Haruo Wakō | |
Native Name: | 和光 晴生 |
Native Name Lang: | jp |
Birth Date: | 12 June 1948 |
Birth Place: | Shiogama, Miyagi, Japan |
Death Place: | Osaka, Japan |
Nationality: | Japanese |
Education: | Dropped out of Keio University |
Organization: | Japanese Red Army |
Known For: | 1974 French Embassy attack in The Hague, 1975 AIA building hostage crisis |
was a Japanese communist militant, member of the Japanese Red Army (JRA).
Wakō attended Keio University, but dropped out in 1970. Later he worked for a time as an assistant for Kōji Wakamatsu's Wakamatsu Productions, a producer of leftist movies.[1]
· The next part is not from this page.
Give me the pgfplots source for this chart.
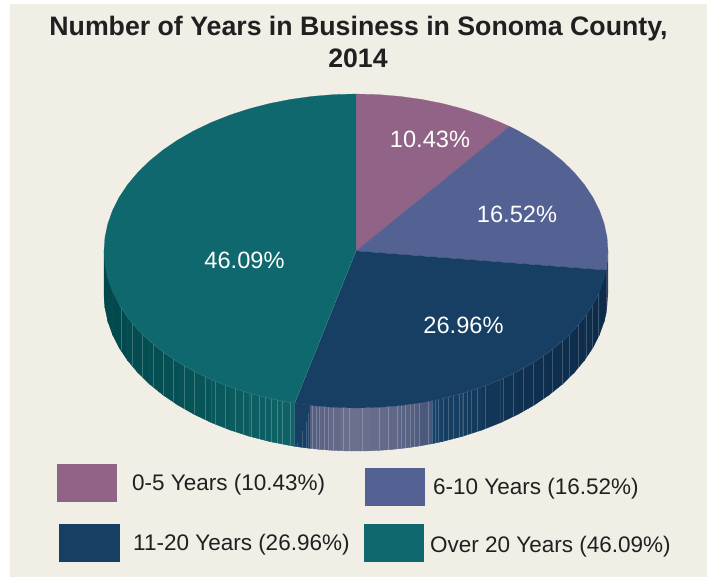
\documentclass[border=0pt]{standalone}
\usepackage{pgfplots}
\pgfplotsset{compat=1.18}
\usepackage{fontspec}
\setmainfont{Liberation Sans}
\definecolor{panel}{HTML}{F1EEE6}
\definecolor{cmauve}{HTML}{916386}
\definecolor{cslate}{HTML}{546293}
\definecolor{cnavy}{HTML}{163F63}
\definecolor{cteal}{HTML}{0E686D}
\definecolor{ink}{HTML}{231F20}
\pgfplotsset{
  colormap={tealwall}{rgb255=(1,72,75) rgb255=(8,84,88) rgb255=(14,100,105)},
  colormap={highwall}{rgb255=(84,92,128) rgb255=(108,113,141) rgb255=(98,105,136) rgb255=(72,86,124)},
  colormap={navywall}{rgb255=(24,66,104) rgb255=(15,48,80) rgb255=(13,44,74)},
}
\newcommand{\fnt}[1]{\fontsize{#1}{#1}\selectfont}
\begin{document}
\begin{tikzpicture}
\begin{axis}[
  scale only axis, width=707pt, height=577pt,
  xmin=0, xmax=707, ymin=0, ymax=577, y dir=reverse,
  axis lines=none, clip=true, unbounded coords=jump,
]
% background
\addplot[fill=white, draw=none] coordinates {(0,0)(707,0)(707,577)(0,577)};
\addplot[fill=panel, draw=none] coordinates {(10,4)(707,4)(707,577)(10,577)};

% side wall: teal
\addplot[surf, shader=flat, mesh/rows=2, point meta=x, point meta rel=per plot, colormap name=tealwall] table[x=x,y=y] {
x y
104 251
104.96 264.68
107.83 278.26
112.59 291.63
119.2 304.7
127.61 317.35
137.76 329.5
149.57 341.05
162.96 351.92
177.81 362.02
194.02 371.27
211.46 379.61
230 386.97
249.5 393.29
269.81 398.53
290.78 402.65
294.7 403.3
104 294
104.96 307.68
107.83 321.26
112.59 334.63
119.2 347.7
127.61 360.35
137.76 372.5
149.57 384.05
162.96 394.92
177.81 405.02
194.02 414.27
211.46 422.61
230 429.97
249.5 436.29
269.81 441.53
290.78 445.65
294.7 446.3
};
% side wall: navy, left of the highlight
\addplot[fill=cnavy, draw=cnavy, line width=0.3pt] coordinates {(294.7,403.3)(310,405.36)(310,448.36)(302,447.4)(294.7,446.3)};
% side wall: highlight
\addplot[surf, shader=flat, mesh/rows=2, point meta=x, point meta rel=per plot, colormap name=highwall] table[x=x,y=y] {
x y
310 405.36
320 406.39
330 407.16
340 407.68
350 407.96
360 407.98
370 407.76
380 407.29
390 406.57
400 405.59
410 404.35
420 402.85
432 400.69
310 448.36
320 449.39
330 450.16
340 450.68
350 450.96
360 450.98
370 450.76
380 450.29
390 449.57
400 448.59
410 447.35
420 445.85
432 443.69
};
% side wall: navy, right of the highlight
\addplot[surf, shader=flat, mesh/rows=2, point meta=x, point meta rel=per plot, colormap name=navywall] table[x=x,y=y] {
x y
432 400.69
442.19 398.53
462.5 393.29
482 386.97
500.54 379.61
517.98 371.27
534.19 362.02
549.04 351.92
562.43 341.05
574.24 329.5
584.39 317.35
592.8 304.7
599.41 291.63
604.17 278.26
606.1 270.2
432 443.69
442.19 441.53
462.5 436.29
482 429.97
500.54 422.61
517.98 414.27
534.19 405.02
549.04 394.92
562.43 384.05
574.24 372.5
584.39 360.35
592.8 347.7
599.41 334.63
604.17 321.26
606.1 313.2
};
% side wall: slate sliver
\addplot[fill=black!35!cslate, draw=none] coordinates {(606.1,270.2)(607.04,264.68)(608,251)(608,294)(607.04,307.68)(606.1,313.2)};

% slats
\addplot[color=white, line width=0.35pt, opacity=0.22] coordinates {
(120.7,307)(120.7,350)(nan,nan)(132.3,323)(132.3,366)(nan,nan)(142.3,334)(142.3,377)(nan,nan)
(153.3,344.1)(153.3,387.1)(nan,nan)(163.3,352.2)(163.3,395.2)(nan,nan)(173.3,359)(173.3,402)(nan,nan)
(184.3,365.7)(184.3,408.7)(nan,nan)(194.3,371.4)(194.3,414.4)(nan,nan)(205.3,376.7)(205.3,419.7)(nan,nan)
(215.3,381.1)(215.3,424.1)(nan,nan)(225.3,385.1)(225.3,428.1)(nan,nan)(235.3,388.7)(235.3,431.7)(nan,nan)
(243.3,391.3)(243.3,434.3)(nan,nan)(251.3,393.8)(251.3,436.8)(nan,nan)(259,395.7)(259,438.7)(nan,nan)
(265.3,397.4)(265.3,440.4)(nan,nan)(271,398.8)(271,441.8)(nan,nan)(277.3,400)(277.3,443)(nan,nan)
(282.3,401)(282.3,444)(nan,nan)(290,402.5)(290,445.5)};
\addplot[color=cnavy!70!white, line width=0.35pt, opacity=0.6] coordinates {
(297,443)(297,446.6)(nan,nan)(302,431)(302,447.4)(nan,nan)(306,422)(306,447.9)(nan,nan)(308,413)(308,448.1)};
\addplot[color=white, line width=0.4pt, opacity=0.22] coordinates {
(312,405.6)(312,448.6)(nan,nan)(316,406)(316,449)(nan,nan)(319,406.3)(319,449.3)(nan,nan)
(324,406.7)(324,449.7)(nan,nan)(328,407)(328,450)(nan,nan)(333,407.3)(333,450.3)(nan,nan)
(343,407.8)(343,450.8)(nan,nan)(349,407.9)(349,450.9)(nan,nan)(362,408)(362,451)(nan,nan)
(379,407.3)(379,450.3)(nan,nan)(388,406.7)(388,449.7)(nan,nan)(397,405.9)(397,448.9)(nan,nan)
(401,405.5)(401,448.5)(nan,nan)(405,405)(405,448)(nan,nan)(410,404.4)(410,447.4)(nan,nan)
(414,403.8)(414,446.8)(nan,nan)(419,403)(419,446)(nan,nan)(428,401.5)(428,444.5)};
\addplot[color=white, line width=0.35pt, opacity=0.2] coordinates {
(432,400.5)(432,443.5)(nan,nan)(435,399.9)(435,442.9)(nan,nan)(438,399.4)(438,442.4)(nan,nan)
(443,398.3)(443,441.3)(nan,nan)(448,397)(448,440)(nan,nan)(453,395.7)(453,438.7)(nan,nan)
(459,394.2)(459,437.2)(nan,nan)(463,393.1)(463,436.1)(nan,nan)(467,391.8)(467,434.8)(nan,nan)
(471,390.5)(471,433.5)(nan,nan)(477,388.6)(477,431.6)(nan,nan)(485,385.8)(485,428.8)(nan,nan)
(503,378.4)(503,421.4)(nan,nan)(513,373.7)(513,416.7)(nan,nan)(523,368.4)(523,411.4)(nan,nan)
(533,362.7)(533,405.7)(nan,nan)(543,356)(543,399)(nan,nan)(552,349.5)(552,392.5)(nan,nan)
(562,341.4)(562,384.4)(nan,nan)(569,334.6)(569,377.6)(nan,nan)(578,325)(578,368)(nan,nan)
(586,314.9)(586,357.9)(nan,nan)(592,305.9)(592,348.9)(nan,nan)(598,294.4)(598,337.4)};

% top wedges
\addplot[fill=cmauve, draw=cmauve, line width=0.2pt] coordinates {(356,251)(356,94)(377.96,94.6)(399.76,96.38)(421.22,99.35)(442.19,103.47)(462.5,108.71)(482,115.03)(500.54,122.39)(509.6,126.5)};
\addplot[fill=cslate, draw=cslate, line width=0.2pt] coordinates {(356,251)(509.6,126.5)(517.98,130.73)(534.19,139.98)(549.04,150.08)(562.43,160.95)(574.24,172.5)(584.39,184.65)(592.8,197.3)(599.41,210.37)(604.17,223.74)(607.04,237.32)(608,251)(607.04,264.68)(606.1,270.2)};
\addplot[fill=cnavy, draw=cnavy, line width=0.2pt] coordinates {(356,251)(606.1,270.2)(604.17,278.26)(599.41,291.63)(592.8,304.7)(584.39,317.35)(574.24,329.5)(562.43,341.05)(549.04,351.92)(534.19,362.02)(517.98,371.27)(500.54,379.61)(482,386.97)(462.5,393.29)(442.19,398.53)(421.22,402.65)(399.76,405.62)(377.96,407.4)(356,408)(334.04,407.4)(312.24,405.62)(294.7,403.3)};
\addplot[fill=cteal, draw=cteal, line width=0.2pt] coordinates {(356,251)(294.7,403.3)(290.78,402.65)(269.81,398.53)(249.5,393.29)(230,386.97)(211.46,379.61)(194.02,371.27)(177.81,362.02)(162.96,351.92)(149.57,341.05)(137.76,329.5)(127.61,317.35)(119.2,304.7)(112.59,291.63)(107.83,278.26)(104.96,264.68)(104,251)(104.96,237.32)(107.83,223.74)(112.59,210.37)(119.2,197.3)(127.61,184.65)(137.76,172.5)(149.57,160.95)(162.96,150.08)(177.81,139.98)(194.02,130.73)(211.46,122.39)(230,115.03)(249.5,108.71)(269.81,103.47)(290.78,99.35)(312.24,96.38)(334.04,94.6)(356,94)};
% rims
\addplot[color=white, opacity=0.15, line width=0.35pt] coordinates {(119.2,304.7)(127.61,317.35)(137.76,329.5)(149.57,341.05)(162.96,351.92)(177.81,362.02)(194.02,371.27)(211.46,379.61)(230,386.97)(249.5,393.29)(269.81,398.53)(290.78,402.65)(294.7,403.3)(356,251)};
\addplot[color=white, opacity=0.15, line width=0.35pt] coordinates {(442.19,398.53)(462.5,393.29)(482,386.97)(500.54,379.61)(517.98,371.27)(534.19,362.02)(549.04,351.92)(562.43,341.05)(574.24,329.5)(584.39,317.35)(592.8,304.7)(599.41,291.63)};

% legend swatches
\addplot[fill=cmauve, draw=none] coordinates {(57,464)(117.3,464)(117.3,502)(57,502)};
\addplot[fill=cslate, draw=none] coordinates {(365,468)(425.2,468)(425.2,506)(365,506)};
\addplot[fill=cnavy, draw=none] coordinates {(59.3,524)(119.6,524)(119.6,562)(59.3,562)};
\addplot[fill=cteal, draw=none] coordinates {(364,524)(424.4,524)(424.4,562)(364,562)};

% title
\node[anchor=base, inner sep=0, text=ink, font=\fnt{26.7}\bfseries] at (axis cs:358.5,35.7) {Number of Years in Business in Sonoma County,};
\node[anchor=base, inner sep=0, text=ink, font=\fnt{26.7}\bfseries] at (axis cs:358,67.7) {2014};

% pie labels
\node[anchor=base, inner sep=0, text=white, font=\fnt{23.6}] at (axis cs:430,147.6) {10.43\%};
\node[anchor=base, inner sep=0, text=white, font=\fnt{23.6}] at (axis cs:517,222.6) {16.52\%};
\node[anchor=base, inner sep=0, text=white, font=\fnt{23.6}] at (axis cs:463.5,333.6) {26.96\%};
\node[anchor=base, inner sep=0, text=white, font=\fnt{23.6}] at (axis cs:244.5,269) {46.09\%};

% legend text
\node[anchor=base west, inner sep=0, text=ink, font=\fnt{22.5}] at (axis cs:132,490.7) {0-5 Years (10.43\%)};
\node[anchor=base west, inner sep=0, text=ink, font=\fnt{22.5}] at (axis cs:433,494) {6-10 Years (16.52\%)};
\node[anchor=base west, inner sep=0, text=ink, font=\fnt{22.5}] at (axis cs:133,550) {11-20 Years (26.96\%)};
\node[anchor=base west, inner sep=0, text=ink, font=\fnt{22.5}] at (axis cs:430,552) {Over 20 Years (46.09\%)};
\end{axis}
\end{tikzpicture}
\end{document}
Haruo Wakō and two other members of the JRA (Junzo Okudaira and Jun Nishikawa) were directly involved in the seizure of the French Embassy in The Hague in 1974. The ambassador and ten other people were taken hostage. After lengthy negotiations, the hostages were freed in exchange for the release of the jailed JRA member Yatsuka Furuya, $300,000 and the use of a Boeing 707 aeroplane, which flew the hostage-takers to Syria. Syria did not consider hostage-taking for money revolutionary and forced them to give up their ransom which was passed on to the French embassy.[2]
See main article: 1975 AIA building hostage crisis. In August 1975, Wakō and other members of the JRA seized the American Insurance Associates (AIA) building which housed several embassies, including the US Embassy in Kuala Lumpur, Malaysia, taking over 50 hostages. Both seizures resulted in the successful demand for release of six fellow members (including Jun Nishikawa) of the JRA from imprisonment in Japan and a flight to Libya.[3] The hostages included the United States consul Robert Stebbins and the Swedish chargé d'affaires Fredrik Bergenstråhle and his secretary.[4]
In May 1997, Wakō was imprisoned with five other suspected JRA members in Lebanon on charges of forgery before four of them were deported to Jordan in March 2000, the fifth, Kozo Okamoto, was granted asylum for health reasons. As the Jordanian authorities refused to allow Wakō into Jordan, Wakō and the three other suspected JRA members were handed over to Japan to be tried on terrorism charges.[5]
On March 23, 2005, a Japanese court, presided over by Judge Kunihiko Koma,[6] sentenced Haruo Wakō to life in prison.[7] The court dismissed prosecutors' arguments over the conspiracy charge.[7]